• [Short exercise]
Copy exactly the lines of the records below, and only those lines, beginning with the line that contains "What Bokeh code" and ending with the line that contains "from bokeh.resources import INLINE".

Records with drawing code
-- start --

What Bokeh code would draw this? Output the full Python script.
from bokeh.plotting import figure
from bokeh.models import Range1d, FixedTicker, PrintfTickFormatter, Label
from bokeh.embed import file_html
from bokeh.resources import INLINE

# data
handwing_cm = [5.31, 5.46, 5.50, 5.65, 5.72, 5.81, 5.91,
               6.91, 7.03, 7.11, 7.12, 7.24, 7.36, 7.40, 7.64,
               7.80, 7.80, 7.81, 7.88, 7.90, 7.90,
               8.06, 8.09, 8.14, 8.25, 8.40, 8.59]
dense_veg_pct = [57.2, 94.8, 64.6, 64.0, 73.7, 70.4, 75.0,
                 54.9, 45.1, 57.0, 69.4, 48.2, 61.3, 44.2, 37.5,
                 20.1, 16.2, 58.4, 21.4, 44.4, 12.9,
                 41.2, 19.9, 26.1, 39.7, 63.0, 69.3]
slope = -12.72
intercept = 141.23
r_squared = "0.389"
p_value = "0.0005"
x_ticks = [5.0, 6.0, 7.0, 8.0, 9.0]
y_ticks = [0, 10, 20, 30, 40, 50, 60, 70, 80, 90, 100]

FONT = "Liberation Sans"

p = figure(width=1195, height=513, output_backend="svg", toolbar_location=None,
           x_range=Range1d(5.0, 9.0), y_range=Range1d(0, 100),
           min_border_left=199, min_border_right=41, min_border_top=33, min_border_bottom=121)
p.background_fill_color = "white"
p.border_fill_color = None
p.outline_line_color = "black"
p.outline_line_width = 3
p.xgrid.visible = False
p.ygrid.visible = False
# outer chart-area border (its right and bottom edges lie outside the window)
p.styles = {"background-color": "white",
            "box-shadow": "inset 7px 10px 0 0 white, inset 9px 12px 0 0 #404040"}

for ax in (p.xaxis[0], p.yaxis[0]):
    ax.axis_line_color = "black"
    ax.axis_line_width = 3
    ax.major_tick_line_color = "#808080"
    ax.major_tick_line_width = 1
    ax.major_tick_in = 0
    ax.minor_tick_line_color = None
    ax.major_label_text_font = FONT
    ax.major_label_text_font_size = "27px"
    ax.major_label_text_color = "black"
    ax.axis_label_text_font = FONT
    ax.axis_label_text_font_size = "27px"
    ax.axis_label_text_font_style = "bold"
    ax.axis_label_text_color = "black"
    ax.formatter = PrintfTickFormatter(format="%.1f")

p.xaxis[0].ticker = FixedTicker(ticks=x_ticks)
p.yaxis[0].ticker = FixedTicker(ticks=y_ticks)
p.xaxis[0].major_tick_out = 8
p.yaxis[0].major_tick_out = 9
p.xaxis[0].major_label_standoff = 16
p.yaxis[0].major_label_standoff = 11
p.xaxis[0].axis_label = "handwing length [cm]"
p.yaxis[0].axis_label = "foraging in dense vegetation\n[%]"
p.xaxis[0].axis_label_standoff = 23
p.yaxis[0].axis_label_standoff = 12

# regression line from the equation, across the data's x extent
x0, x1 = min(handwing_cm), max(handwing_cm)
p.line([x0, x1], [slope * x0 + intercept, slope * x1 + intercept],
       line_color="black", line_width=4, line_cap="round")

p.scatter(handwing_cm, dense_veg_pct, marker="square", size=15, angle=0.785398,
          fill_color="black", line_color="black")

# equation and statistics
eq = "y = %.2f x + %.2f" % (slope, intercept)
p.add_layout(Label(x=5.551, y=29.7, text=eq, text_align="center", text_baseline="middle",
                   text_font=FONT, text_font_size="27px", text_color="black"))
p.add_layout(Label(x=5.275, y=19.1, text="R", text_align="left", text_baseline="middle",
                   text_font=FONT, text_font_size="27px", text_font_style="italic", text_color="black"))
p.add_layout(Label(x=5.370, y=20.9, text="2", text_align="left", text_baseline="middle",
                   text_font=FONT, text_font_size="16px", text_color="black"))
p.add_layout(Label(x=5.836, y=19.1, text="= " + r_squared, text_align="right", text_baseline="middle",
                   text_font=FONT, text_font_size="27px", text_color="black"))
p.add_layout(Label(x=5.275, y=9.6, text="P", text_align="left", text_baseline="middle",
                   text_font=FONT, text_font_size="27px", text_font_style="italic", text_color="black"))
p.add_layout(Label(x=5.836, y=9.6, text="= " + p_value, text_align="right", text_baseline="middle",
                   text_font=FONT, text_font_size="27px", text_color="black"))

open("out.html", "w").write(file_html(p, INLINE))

-- end --
-- start --

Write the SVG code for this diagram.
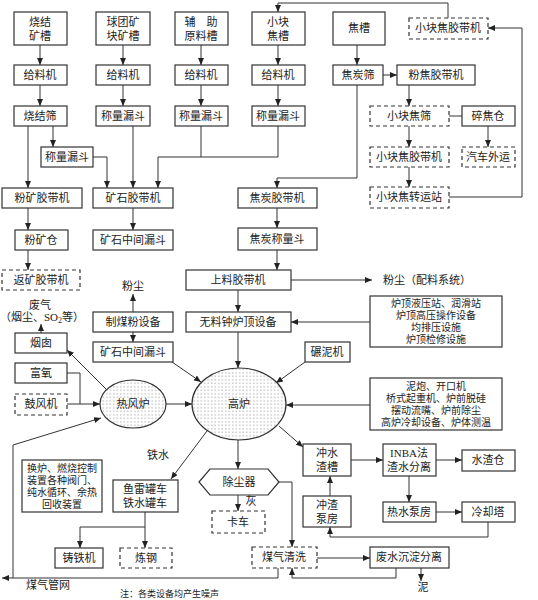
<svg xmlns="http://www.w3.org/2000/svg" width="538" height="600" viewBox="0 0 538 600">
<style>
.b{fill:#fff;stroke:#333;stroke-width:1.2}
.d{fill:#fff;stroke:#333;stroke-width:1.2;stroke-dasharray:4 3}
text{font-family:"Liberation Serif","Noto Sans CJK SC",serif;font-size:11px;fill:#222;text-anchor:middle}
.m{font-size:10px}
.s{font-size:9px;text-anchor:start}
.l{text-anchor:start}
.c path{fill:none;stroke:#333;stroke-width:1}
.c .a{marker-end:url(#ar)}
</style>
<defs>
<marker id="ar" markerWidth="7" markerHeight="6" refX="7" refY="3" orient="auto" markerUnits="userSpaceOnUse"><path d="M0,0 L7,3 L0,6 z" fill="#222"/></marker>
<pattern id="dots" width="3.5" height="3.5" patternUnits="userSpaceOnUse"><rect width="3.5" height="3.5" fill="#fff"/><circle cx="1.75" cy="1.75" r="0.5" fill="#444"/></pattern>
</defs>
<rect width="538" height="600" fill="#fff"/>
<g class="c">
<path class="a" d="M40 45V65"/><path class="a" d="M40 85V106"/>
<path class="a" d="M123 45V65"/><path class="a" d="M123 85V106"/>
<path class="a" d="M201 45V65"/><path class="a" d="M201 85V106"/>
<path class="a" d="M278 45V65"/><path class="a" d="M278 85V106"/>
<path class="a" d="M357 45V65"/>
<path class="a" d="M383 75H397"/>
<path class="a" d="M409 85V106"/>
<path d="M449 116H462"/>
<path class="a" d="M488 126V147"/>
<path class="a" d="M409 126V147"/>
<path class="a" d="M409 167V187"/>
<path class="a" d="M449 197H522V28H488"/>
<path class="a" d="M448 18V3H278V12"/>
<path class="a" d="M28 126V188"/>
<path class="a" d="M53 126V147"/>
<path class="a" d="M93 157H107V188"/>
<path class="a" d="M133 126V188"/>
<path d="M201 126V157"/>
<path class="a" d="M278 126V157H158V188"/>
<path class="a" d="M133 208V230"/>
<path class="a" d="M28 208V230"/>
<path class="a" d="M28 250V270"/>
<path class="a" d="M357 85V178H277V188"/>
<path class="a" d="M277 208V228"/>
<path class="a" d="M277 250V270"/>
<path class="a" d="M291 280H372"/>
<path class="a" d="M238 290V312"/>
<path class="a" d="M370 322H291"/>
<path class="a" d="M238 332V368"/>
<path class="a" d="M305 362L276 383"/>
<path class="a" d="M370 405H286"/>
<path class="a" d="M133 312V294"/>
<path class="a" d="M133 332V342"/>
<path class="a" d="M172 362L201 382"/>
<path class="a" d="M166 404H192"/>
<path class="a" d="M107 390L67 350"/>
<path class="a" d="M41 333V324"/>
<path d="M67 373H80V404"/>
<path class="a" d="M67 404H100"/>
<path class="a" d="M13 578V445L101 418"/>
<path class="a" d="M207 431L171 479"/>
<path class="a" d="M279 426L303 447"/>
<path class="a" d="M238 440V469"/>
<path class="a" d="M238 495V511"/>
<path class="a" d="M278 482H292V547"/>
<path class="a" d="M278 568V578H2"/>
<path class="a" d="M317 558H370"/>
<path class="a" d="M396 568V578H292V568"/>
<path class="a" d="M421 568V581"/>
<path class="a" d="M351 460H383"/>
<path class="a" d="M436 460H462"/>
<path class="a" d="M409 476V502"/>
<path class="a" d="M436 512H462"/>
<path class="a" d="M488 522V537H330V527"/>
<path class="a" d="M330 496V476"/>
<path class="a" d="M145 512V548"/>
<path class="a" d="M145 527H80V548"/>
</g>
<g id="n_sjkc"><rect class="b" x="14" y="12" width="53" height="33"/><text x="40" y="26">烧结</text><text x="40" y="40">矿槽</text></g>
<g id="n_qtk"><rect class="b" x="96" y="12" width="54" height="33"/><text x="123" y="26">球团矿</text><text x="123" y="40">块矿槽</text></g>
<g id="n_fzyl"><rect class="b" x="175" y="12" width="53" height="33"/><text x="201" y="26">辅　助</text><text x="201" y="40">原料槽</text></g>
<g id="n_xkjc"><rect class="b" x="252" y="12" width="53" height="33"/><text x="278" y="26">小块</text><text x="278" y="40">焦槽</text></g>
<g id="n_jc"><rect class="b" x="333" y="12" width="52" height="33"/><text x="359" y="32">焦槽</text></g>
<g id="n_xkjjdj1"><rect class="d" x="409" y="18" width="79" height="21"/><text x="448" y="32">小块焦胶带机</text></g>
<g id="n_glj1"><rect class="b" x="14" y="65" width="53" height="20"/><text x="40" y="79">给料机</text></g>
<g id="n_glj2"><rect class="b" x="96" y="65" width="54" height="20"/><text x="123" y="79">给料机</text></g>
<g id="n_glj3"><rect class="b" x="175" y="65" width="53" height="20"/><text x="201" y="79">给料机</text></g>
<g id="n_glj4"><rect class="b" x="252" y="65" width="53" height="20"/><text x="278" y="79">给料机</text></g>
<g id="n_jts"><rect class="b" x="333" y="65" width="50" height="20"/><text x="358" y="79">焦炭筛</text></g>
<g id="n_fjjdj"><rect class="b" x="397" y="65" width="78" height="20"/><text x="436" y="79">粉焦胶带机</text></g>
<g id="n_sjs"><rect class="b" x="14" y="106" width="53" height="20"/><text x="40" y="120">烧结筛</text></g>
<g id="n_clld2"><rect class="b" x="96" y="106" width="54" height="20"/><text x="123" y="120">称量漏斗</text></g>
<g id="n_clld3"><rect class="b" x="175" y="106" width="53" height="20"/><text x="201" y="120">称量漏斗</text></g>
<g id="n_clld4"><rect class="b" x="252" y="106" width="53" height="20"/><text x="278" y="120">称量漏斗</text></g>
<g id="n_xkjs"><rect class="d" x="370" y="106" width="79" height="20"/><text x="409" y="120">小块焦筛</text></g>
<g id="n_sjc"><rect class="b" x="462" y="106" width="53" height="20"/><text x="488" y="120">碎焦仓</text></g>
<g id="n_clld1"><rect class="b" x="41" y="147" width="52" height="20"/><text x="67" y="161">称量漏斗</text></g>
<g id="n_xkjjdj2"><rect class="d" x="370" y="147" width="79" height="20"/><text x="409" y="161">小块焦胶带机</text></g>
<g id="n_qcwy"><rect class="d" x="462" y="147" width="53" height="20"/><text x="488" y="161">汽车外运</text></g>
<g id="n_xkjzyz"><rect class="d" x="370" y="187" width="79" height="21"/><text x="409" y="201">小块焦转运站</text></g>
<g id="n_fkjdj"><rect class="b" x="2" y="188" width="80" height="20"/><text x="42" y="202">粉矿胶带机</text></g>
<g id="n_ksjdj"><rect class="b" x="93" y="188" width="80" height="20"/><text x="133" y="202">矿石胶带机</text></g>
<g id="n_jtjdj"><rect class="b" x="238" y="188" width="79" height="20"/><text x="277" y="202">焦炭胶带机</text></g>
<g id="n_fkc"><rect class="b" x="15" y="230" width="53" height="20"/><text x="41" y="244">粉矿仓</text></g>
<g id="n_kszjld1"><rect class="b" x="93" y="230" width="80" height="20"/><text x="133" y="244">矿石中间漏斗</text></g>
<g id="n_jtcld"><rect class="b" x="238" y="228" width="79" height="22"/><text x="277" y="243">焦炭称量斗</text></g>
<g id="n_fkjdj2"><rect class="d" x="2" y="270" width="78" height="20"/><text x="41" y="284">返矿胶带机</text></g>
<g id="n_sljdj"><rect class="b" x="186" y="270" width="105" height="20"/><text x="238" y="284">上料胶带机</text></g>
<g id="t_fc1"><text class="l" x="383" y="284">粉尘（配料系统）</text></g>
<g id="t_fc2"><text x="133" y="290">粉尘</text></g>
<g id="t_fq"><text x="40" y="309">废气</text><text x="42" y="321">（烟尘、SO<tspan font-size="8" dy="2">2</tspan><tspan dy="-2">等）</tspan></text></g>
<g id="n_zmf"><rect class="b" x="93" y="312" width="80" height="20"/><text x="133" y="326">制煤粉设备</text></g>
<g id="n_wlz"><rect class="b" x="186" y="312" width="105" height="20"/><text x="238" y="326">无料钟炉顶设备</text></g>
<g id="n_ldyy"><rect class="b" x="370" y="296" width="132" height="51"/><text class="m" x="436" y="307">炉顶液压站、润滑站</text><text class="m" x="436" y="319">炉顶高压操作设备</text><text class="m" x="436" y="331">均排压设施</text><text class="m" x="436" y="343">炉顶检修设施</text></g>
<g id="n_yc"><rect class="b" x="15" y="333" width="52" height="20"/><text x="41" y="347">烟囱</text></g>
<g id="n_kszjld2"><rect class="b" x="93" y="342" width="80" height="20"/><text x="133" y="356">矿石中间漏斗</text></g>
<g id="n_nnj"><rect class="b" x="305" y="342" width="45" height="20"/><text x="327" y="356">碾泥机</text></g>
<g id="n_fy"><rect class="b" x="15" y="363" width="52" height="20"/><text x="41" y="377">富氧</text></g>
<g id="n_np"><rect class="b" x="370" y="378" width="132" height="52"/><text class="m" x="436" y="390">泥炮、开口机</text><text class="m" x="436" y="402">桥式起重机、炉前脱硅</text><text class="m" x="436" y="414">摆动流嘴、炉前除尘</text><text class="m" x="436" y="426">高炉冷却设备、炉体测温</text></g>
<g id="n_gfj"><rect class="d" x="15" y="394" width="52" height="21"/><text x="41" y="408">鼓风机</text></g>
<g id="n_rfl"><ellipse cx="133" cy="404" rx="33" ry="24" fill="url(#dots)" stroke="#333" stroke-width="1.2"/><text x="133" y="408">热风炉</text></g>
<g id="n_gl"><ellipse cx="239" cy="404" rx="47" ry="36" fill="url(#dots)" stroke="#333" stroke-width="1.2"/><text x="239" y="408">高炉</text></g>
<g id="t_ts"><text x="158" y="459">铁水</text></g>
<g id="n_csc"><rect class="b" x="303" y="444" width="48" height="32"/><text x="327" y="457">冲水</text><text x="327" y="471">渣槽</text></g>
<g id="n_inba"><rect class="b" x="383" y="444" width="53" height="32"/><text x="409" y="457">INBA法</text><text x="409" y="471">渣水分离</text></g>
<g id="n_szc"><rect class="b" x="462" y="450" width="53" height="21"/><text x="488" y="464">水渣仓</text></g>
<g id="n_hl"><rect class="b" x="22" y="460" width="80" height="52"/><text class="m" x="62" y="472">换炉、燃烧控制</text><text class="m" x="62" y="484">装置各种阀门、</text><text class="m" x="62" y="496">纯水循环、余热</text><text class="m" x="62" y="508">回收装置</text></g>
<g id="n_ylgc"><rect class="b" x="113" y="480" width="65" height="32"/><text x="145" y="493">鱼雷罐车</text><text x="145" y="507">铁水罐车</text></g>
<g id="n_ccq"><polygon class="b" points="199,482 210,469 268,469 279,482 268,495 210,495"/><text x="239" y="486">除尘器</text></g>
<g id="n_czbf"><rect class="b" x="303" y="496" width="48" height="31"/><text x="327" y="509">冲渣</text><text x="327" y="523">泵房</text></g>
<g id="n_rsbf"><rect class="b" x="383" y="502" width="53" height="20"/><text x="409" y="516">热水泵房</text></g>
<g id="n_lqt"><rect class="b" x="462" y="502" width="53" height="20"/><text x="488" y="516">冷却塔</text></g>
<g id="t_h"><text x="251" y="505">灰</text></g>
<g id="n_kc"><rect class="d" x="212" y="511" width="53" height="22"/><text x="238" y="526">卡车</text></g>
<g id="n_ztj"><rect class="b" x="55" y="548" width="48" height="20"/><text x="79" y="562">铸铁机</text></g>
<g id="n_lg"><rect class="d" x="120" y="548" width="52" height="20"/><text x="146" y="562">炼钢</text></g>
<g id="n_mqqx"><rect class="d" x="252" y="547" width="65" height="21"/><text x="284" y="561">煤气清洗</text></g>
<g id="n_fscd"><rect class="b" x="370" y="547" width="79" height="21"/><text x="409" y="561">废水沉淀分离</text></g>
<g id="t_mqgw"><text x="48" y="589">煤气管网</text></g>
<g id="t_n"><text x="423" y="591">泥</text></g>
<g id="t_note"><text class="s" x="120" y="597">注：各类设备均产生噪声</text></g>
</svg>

-- end --
-- start --

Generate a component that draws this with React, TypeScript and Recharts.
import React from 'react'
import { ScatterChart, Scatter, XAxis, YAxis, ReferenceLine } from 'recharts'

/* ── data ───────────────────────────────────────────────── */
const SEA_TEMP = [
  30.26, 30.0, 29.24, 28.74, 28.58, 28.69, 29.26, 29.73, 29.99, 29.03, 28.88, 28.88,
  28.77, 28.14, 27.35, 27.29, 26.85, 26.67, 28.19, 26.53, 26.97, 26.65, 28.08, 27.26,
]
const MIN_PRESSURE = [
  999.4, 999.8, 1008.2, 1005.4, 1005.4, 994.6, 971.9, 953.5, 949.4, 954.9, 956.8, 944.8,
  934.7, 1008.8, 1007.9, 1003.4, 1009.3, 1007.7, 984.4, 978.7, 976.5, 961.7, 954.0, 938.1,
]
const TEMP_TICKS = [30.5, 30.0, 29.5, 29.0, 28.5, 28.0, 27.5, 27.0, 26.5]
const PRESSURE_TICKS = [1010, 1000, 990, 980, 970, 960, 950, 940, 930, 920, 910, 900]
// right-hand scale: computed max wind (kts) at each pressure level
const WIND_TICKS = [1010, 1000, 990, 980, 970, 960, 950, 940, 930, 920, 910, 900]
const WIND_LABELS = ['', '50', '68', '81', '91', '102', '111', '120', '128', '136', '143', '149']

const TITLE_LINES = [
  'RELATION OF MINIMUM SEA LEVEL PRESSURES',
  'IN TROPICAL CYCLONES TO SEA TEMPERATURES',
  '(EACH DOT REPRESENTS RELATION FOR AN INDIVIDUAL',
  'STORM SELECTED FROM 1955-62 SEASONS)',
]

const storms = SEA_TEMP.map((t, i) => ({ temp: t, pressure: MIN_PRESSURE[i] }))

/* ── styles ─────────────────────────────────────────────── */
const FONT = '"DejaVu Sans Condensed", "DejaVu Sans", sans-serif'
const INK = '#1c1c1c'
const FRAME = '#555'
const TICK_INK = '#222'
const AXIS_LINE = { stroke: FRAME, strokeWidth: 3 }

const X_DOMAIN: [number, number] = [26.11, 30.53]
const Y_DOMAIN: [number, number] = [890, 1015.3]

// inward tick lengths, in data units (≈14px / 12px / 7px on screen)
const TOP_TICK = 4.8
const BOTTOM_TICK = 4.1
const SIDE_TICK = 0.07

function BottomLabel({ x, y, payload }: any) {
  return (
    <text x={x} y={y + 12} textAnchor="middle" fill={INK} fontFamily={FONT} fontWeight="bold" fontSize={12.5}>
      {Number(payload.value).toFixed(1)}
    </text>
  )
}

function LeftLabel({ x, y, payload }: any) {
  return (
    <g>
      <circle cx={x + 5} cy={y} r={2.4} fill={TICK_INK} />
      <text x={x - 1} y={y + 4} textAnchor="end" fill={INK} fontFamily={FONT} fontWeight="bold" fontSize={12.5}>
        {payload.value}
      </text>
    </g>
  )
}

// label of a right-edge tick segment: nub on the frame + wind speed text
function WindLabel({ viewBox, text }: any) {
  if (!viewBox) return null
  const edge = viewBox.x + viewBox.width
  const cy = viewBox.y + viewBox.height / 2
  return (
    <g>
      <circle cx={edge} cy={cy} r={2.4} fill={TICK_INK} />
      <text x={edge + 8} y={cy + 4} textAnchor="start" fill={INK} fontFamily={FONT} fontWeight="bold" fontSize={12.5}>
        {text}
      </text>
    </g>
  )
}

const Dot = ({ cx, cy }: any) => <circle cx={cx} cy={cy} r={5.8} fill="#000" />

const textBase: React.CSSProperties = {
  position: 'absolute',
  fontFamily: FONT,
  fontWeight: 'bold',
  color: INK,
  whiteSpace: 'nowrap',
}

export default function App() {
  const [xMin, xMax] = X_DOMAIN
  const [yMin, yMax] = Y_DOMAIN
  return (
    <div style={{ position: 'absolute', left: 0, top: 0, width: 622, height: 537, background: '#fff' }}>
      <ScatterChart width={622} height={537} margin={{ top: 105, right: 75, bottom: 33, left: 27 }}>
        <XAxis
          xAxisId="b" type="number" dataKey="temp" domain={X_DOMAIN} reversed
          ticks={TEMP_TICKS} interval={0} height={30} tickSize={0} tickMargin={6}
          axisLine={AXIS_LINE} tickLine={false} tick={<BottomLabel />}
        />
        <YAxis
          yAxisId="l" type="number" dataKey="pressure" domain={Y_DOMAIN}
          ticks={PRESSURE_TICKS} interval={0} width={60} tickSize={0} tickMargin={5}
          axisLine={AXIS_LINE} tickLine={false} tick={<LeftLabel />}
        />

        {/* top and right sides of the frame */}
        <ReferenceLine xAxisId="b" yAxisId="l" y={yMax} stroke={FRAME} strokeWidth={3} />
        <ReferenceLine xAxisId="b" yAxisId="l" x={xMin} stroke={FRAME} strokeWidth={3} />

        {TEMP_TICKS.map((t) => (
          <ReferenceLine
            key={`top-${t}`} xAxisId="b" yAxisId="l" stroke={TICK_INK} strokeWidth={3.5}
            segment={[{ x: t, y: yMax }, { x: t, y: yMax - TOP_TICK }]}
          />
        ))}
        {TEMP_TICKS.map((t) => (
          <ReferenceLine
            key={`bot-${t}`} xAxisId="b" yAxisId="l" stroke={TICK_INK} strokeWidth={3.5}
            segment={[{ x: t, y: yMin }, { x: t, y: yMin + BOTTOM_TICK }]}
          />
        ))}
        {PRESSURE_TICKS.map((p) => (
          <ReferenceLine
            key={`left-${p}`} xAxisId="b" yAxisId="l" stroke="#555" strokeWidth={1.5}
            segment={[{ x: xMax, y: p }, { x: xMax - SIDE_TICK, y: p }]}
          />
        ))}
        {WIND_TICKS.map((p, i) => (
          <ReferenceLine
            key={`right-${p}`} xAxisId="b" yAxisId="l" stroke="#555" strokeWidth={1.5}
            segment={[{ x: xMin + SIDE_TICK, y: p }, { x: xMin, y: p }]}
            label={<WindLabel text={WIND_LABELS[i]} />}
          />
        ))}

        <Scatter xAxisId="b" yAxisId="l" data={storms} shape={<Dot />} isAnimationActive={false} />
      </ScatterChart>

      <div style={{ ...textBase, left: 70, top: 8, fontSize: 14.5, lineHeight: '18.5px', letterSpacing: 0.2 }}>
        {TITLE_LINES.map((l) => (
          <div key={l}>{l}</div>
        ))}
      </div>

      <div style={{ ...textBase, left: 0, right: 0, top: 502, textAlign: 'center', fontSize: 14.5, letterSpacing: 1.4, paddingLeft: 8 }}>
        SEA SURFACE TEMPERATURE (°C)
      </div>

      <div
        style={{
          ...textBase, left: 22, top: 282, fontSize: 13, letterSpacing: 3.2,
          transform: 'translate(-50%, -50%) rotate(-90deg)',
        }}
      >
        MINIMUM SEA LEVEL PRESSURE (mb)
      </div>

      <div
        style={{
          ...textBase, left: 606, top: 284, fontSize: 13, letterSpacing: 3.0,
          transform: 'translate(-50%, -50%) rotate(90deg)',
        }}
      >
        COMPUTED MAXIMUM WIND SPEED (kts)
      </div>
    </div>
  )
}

-- end --

• [Answer to the problem]
What Bokeh code would draw this? Output the full Python script.
from bokeh.plotting import figure
from bokeh.models import Range1d, FixedTicker, PrintfTickFormatter, Label
from bokeh.embed import file_html
from bokeh.resources import INLINE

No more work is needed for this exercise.